Given the true underlying bases for the decision, grounded in the company being the correct party to bring the claim rather than double-recovery, the Court of Appeal was also found to have been wrong in Giles (as was the High Court in Perry) to hold that there was an exception to the principle against shareholder share-loss recovery where the wrongdoer had prevented the company from bringing the claim.

Gardner, Giles and Perry were therefore overturned.

In the minority, Lord Sales, with whom Baroness Hale and Lord Kitchin agreed, went further and held that Prudential did not establish any rule of law.  They held that there was no separate principle preventing a shareholder from bringing a claim in the circumstances outlined but rather that the Court should simply use its other tools to prevent double-recovery.

Comment  

This is one of the most important company and commercial law decisions of the last thirty years.

It will be welcomed by many: the “rule” against reflective loss had increasingly few friends, worked injustices in practice (including in Marex), and some of the claimed theoretical underpinnings of it were open to question.

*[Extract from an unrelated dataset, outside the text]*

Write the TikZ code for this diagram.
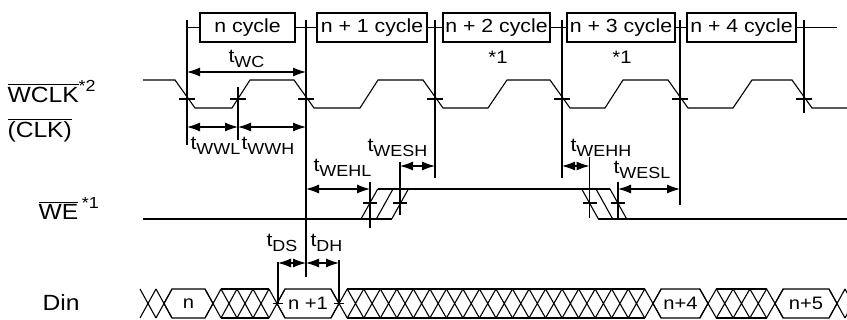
\documentclass[tikz,border=0pt]{standalone}
\usepackage{fontspec}
\setmainfont{Liberation Sans}[FakeStretch=1.12]
\usetikzlibrary{arrows.meta}

% t with its subscript, as the chart prints it
\newcommand\tlbl[1]{t\raisebox{-2.5pt}{\fontsize{8}{8}\selectfont #1}}
% active low signal name
\newcommand\lowsig[1]{$\overline{\mbox{#1}}$}
\newcommand\fnote[1]{\raisebox{5.5pt}{\fontsize{8}{8}\selectfont *#1}}

\begin{document}
\begin{tikzpicture}[
    x = 0.5pt, y = -0.5pt,
    line width = 0.55pt,
    > = {Latex[length=6.5pt, width=4.5pt]},
    font = \fontsize{9.5}{11}\selectfont,
    % the boxes naming each cycle
    cycbox/.style = {draw, minimum height = 14.5pt, minimum width = 54pt, inner sep = 1pt},
    dimline/.style = {<->},
    tlabel/.style = {anchor = base west, inner sep = 0pt},
    signame/.style = {anchor = base west, inner sep = 0pt,
      font = \fontsize{11}{13}\selectfont},
    buslabel/.style = {inner sep = 0pt, font = \fontsize{9}{11}\selectfont},
    ]

    \useasboundingbox (0,0) rectangle (847,320);

    % cycle borders, at the falling edges of WCLK
    \coordinate (c0) at (187, 20);
    \coordinate (c1) at (306, 20);
    \coordinate (c2) at (435, 20);
    \coordinate (c3) at (562, 20);
    \coordinate (c4) at (680, 20);
    \coordinate (c5) at (804, 20);
    \draw (c0) -- (c0 |- 0,145);
    \draw (c1) -- (c1 |- 0,277);
    \draw (c2) -- (c2 |- 0,178);
    \draw (c3) -- (c3 |- 0,178);
    \draw (c4) -- (c4 |- 0,205);
    \draw (c5) -- (c5 |- 0,113);

    % cycle names on top
    \node[cycbox, minimum width = 47.5pt] (cyc0) at (247.5, 27.5) {n cycle};
    \node[cycbox, minimum width = 55pt]   (cyc1) at (372, 27.5) {n + 1 cycle};
    \node[cycbox, minimum width = 53.5pt] (cyc2) at (496.5, 27.5) {n + 2 cycle};
    \node[cycbox]                         (cyc3) at (621, 27.5) {n + 3 cycle};
    \node[cycbox, minimum width = 54.5pt] (cyc4) at (741.5, 27.5) {n + 4 cycle};
    \coordinate (cend) at (837, 27.5);
    \draw (c0 |- cyc0.west) -- (cyc0.west);
    \draw (cyc0.east) -- (cyc1.west);
    \draw (cyc1.east) -- (cyc2.west);
    \draw (cyc2.east) -- (cyc3.west);
    \draw (cyc3.east) -- (cyc4.west);
    \draw (cyc4.east) -- (cend);
    \node[font = \fontsize{9}{11}\selectfont] (note2) at (498, 57) {*1};
    \node[font = \fontsize{9}{11}\selectfont] (note3) at (622, 57) {*1};

    % signal names
    \node[signame] (wclk) at (7, 103) {\lowsig{WCLK}\fnote{2}};
    \node[signame] (clk)  at (7, 138) {\lowsig{(CLK)}};
    \node[signame] (we)   at (38, 220) {\lowsig{WE}\,\fnote{1}};
    \node[signame] (din)  at (42, 311) {Din};

    % WCLK
    \draw (143,80) -- (175,80) -- (195,108) -- (232,108) -- (250,80) -- (294,80)
      -- (314,108) -- (360,108) -- (378,80) -- (423,80) -- (443,108) -- (488,108)
      -- (507,80) -- (550,80) -- (570,108) -- (605,108) -- (623,80) -- (668,80)
      -- (688,108) -- (733,108) -- (752,80) -- (792,80) -- (812,108) -- (847,108);
    \coordinate (r0) at (238, 87);
    \draw (r0) -- (r0 |- 0,140);
    \foreach \xt in {187, 238, 306, 435, 562, 680, 804}
      \draw (\xt-8, 99) -- (\xt+8, 99);

    \draw[dimline] (c0 |- 0,72) -- (c1 |- 0,72);
    \node[tlabel] (twc) at (228, 63) {\tlbl{WC}};
    \draw[dimline] (c0 |- 0,127) -- (r0 |- 0,127);
    \draw[dimline] (r0 |- 0,127) -- (c1 |- 0,127);
    \node[tlabel] (twwl) at (190, 150) {\tlbl{WWL}};
    \node[tlabel] (twwh) at (241, 150) {\tlbl{WWH}};

    % WE, with its uncertain rising and falling windows
    \draw (143,219) -- (391.7,219);
    \draw (377.7,189) -- (610,189);
    \draw (598.4,219) -- (847,219);
    \foreach \xb in {361, 376.3, 391.7}
      \draw (\xb,219) -- ++(16.7,-30);
    \foreach \xb in {581.7, 596, 610}
      \draw (\xb,189) -- ++(16.7,30);
    \coordinate (wel) at (370, 182);
    \coordinate (wes) at (400, 162);
    \coordinate (weh) at (589.5, 157);
    \coordinate (wesl) at (618, 182);
    \draw (wel) -- (wel |- 0,228);
    \draw (wes) -- (wes |- 0,215);
    \draw (weh) -- (weh |- 0,218);
    \draw (wesl) -- (wesl |- 0,219);
    \foreach \xt in {370, 400, 589.5, 618}
      \draw (\xt-7, 203) -- (\xt+7, 203);

    \draw[dimline] (c1 |- 0,189) -- (wel |- 0,189);
    \node[tlabel] (twehl) at (313, 172) {\tlbl{WEHL}};
    \draw[dimline] (wes |- 0,166) -- (c2 |- 0,166);
    \node[tlabel] (twesh) at (367, 152) {\tlbl{WESH}};
    \draw[dimline] (c3 |- 0,166) -- (weh |- 0,166);
    \node[tlabel] (twehh) at (570, 152) {\tlbl{WEHH}};
    \draw[dimline] (wesl |- 0,189) -- (c4 |- 0,189);
    \node[tlabel] (twesl) at (613, 174) {\tlbl{WESL}};

    % Din bus
    \def\dtop{289}
    \def\dbot{318}
    \def\dmid{303.5}
    \def\hb{8}
    % one valid word between two crossings
    \def\busword#1#2#3#4{
      \draw ({#2},\dmid) -- ({#2+\hb},\dtop) -- ({#3-\hb},\dtop) -- ({#3},\dmid)
        -- ({#3-\hb},\dbot) -- ({#2+\hb},\dbot) -- cycle;
      \node[buslabel] (#1) at ({(#2+#3)/2},\dmid) {#4};
    }
    % don't care stretch
    \def\buscross#1#2#3{
      \pgfmathsetmacro\xstep{(#2-#1)/#3}
      \draw ({#1+\xstep/2},\dtop) -- ({#2-\xstep/2},\dtop)
        ({#1+\xstep/2},\dbot) -- ({#2-\xstep/2},\dbot);
      \foreach \k in {0,...,#3}{
        \pgfmathsetmacro\xc{#1+\k*\xstep}
        \draw ({\xc-\xstep/2},\dtop) -- ({\xc+\xstep/2},\dbot)
          ({\xc-\xstep/2},\dbot) -- ({\xc+\xstep/2},\dtop);
      }
    }
    \buscross{148}{164}{1}
    \busword{dn}{164}{213}{n}
    \buscross{213}{277}{4}
    \busword{dn1}{277}{339}{n +1}
    \buscross{339}{653}{19}
    \busword{dn4}{653}{708}{n+4}
    \buscross{708}{775}{4}
    \busword{dn5}{775}{837}{n+5}
    \buscross{837}{853}{1}

    \coordinate (ds) at (278, 262);
    \coordinate (dh) at (339, 260);
    \draw (ds) -- (ds |- 0,303.5);
    \draw (dh) -- (dh |- 0,303.5);
    \foreach \xt in {278, 339}
      \draw (\xt-5, 303.5) -- (\xt+5, 303.5);
    \draw[dimline] (ds |- 0,263) -- (c1 |- 0,263);
    \draw[dimline] (c1 |- 0,263) -- (dh |- 0,263);
    \node[tlabel] (tds) at (266, 247) {\tlbl{DS}};
    \node[tlabel] (tdh) at (310, 247) {\tlbl{DH}};

\end{tikzpicture}
\end{document}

The decision of the majority is also clear.  It removes areas of uncertainty created by previous authorities, including the extent of the wrongdoer-prevention exception to the “rule”.

Equally, the Court’s dramatic cutting-back of the rule leaves a series of knock-on questions to be resolved by courts including as to how to prevent double-recovery where the company law principle is not engaged. That is not least given the number of cases either litigated or decided on the basis that Lord Millett’s speech in Johnson represented the law.